PROMPT:
Each line that holds the word "this" should be returned.
-- begin MATERIAL --
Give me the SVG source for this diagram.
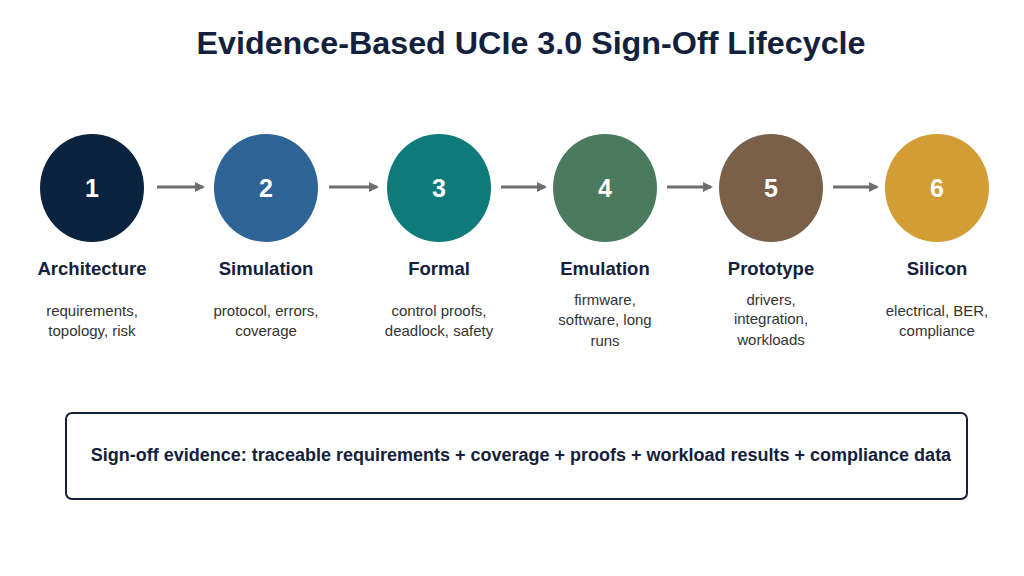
<svg xmlns="http://www.w3.org/2000/svg" width="1024" height="576" viewBox="0 0 1024 576">
<style>
.title{font-family:"Liberation Sans",Arial,sans-serif;font-weight:bold;font-size:32px;fill:#14213d;text-anchor:middle}
.num{font-family:"Liberation Sans",Arial,sans-serif;font-weight:bold;font-size:25px;fill:#ffffff;text-anchor:middle}
.lbl{font-family:"Liberation Sans",Arial,sans-serif;font-weight:bold;font-size:18.5px;fill:#14213d;text-anchor:middle}
.desc{font-family:"Liberation Sans",Arial,sans-serif;font-size:15px;fill:#333333;text-anchor:middle}
.ev{font-family:"Liberation Sans",Arial,sans-serif;font-weight:bold;font-size:18px;fill:#14213d;text-anchor:middle}
.conn{stroke:#6e6e6e;stroke-width:3;fill:none;marker-end:url(#ah)}
</style>
<defs>
<marker id="ah" markerWidth="10" markerHeight="10" refX="8" refY="5" orient="auto" markerUnits="userSpaceOnUse">
<path d="M0,0 L10,5 L0,10 Z" fill="#6e6e6e"/>
</marker>
</defs>
<rect width="1024" height="576" fill="#ffffff"/>
<text class="title" x="531" y="54" textLength="669" lengthAdjust="spacingAndGlyphs">Evidence-Based UCIe 3.0 Sign-Off Lifecycle</text>
<g id="connectors">
<line class="conn" x1="157" y1="187" x2="203" y2="187"/>
<line class="conn" x1="329" y1="187" x2="377" y2="187"/>
<line class="conn" x1="501" y1="187" x2="545" y2="187"/>
<line class="conn" x1="667" y1="187" x2="711" y2="187"/>
<line class="conn" x1="833" y1="187" x2="877" y2="187"/>
</g>
<g id="node1">
<ellipse cx="92" cy="188" rx="52" ry="54" fill="#0c2340"/>
<text class="num" x="92" y="197">1</text>
<text class="lbl" x="92" y="275">Architecture</text>
<text class="desc" x="92" y="316">requirements,</text>
<text class="desc" x="92" y="336">topology, risk</text>
</g>
<g id="node2">
<ellipse cx="266" cy="188" rx="52" ry="54" fill="#2e6395"/>
<text class="num" x="266" y="197">2</text>
<text class="lbl" x="266" y="275">Simulation</text>
<text class="desc" x="266" y="316">protocol, errors,</text>
<text class="desc" x="266" y="336">coverage</text>
</g>
<g id="node3">
<ellipse cx="439" cy="188" rx="52" ry="54" fill="#0f7a7a"/>
<text class="num" x="439" y="197">3</text>
<text class="lbl" x="439" y="275">Formal</text>
<text class="desc" x="439" y="316">control proofs,</text>
<text class="desc" x="439" y="336">deadlock, safety</text>
</g>
<g id="node4">
<ellipse cx="605" cy="188" rx="52" ry="54" fill="#4b7a5f"/>
<text class="num" x="605" y="197">4</text>
<text class="lbl" x="605" y="275">Emulation</text>
<text class="desc" x="605" y="305">firmware,</text>
<text class="desc" x="605" y="325">software, long</text>
<text class="desc" x="605" y="346">runs</text>
</g>
<g id="node5">
<ellipse cx="771" cy="188" rx="52" ry="54" fill="#7b6049"/>
<text class="num" x="771" y="197">5</text>
<text class="lbl" x="771" y="275">Prototype</text>
<text class="desc" x="771" y="305">drivers,</text>
<text class="desc" x="771" y="324">integration,</text>
<text class="desc" x="771" y="345">workloads</text>
</g>
<g id="node6">
<ellipse cx="937" cy="188" rx="52" ry="54" fill="#d19d34"/>
<text class="num" x="937" y="197">6</text>
<text class="lbl" x="937" y="275">Silicon</text>
<text class="desc" x="937" y="316">electrical, BER,</text>
<text class="desc" x="937" y="336">compliance</text>
</g>
<g id="evidence">
<rect x="66" y="413" width="901" height="86" rx="6" fill="#ffffff" stroke="#14213d" stroke-width="2"/>
<text class="ev" x="521" y="461">Sign-off evidence: traceable requirements + coverage + proofs + workload results + compliance data</text>
</g>
</svg>
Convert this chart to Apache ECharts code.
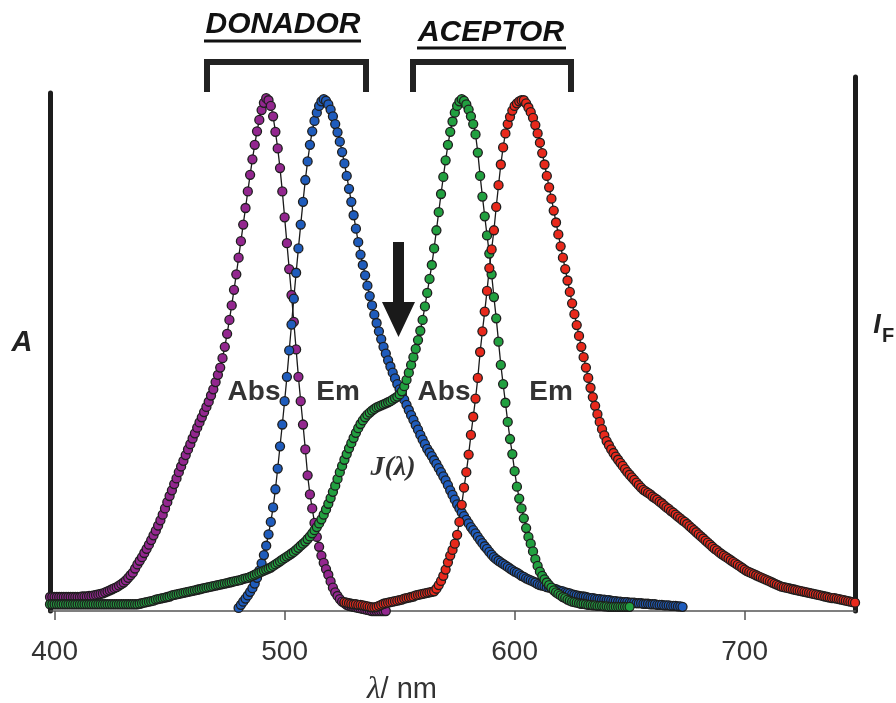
-- end MATERIAL --
RESULT OF THE TASK:
Give me the SVG source for this diagram.
Convert this chart to Apache ECharts code.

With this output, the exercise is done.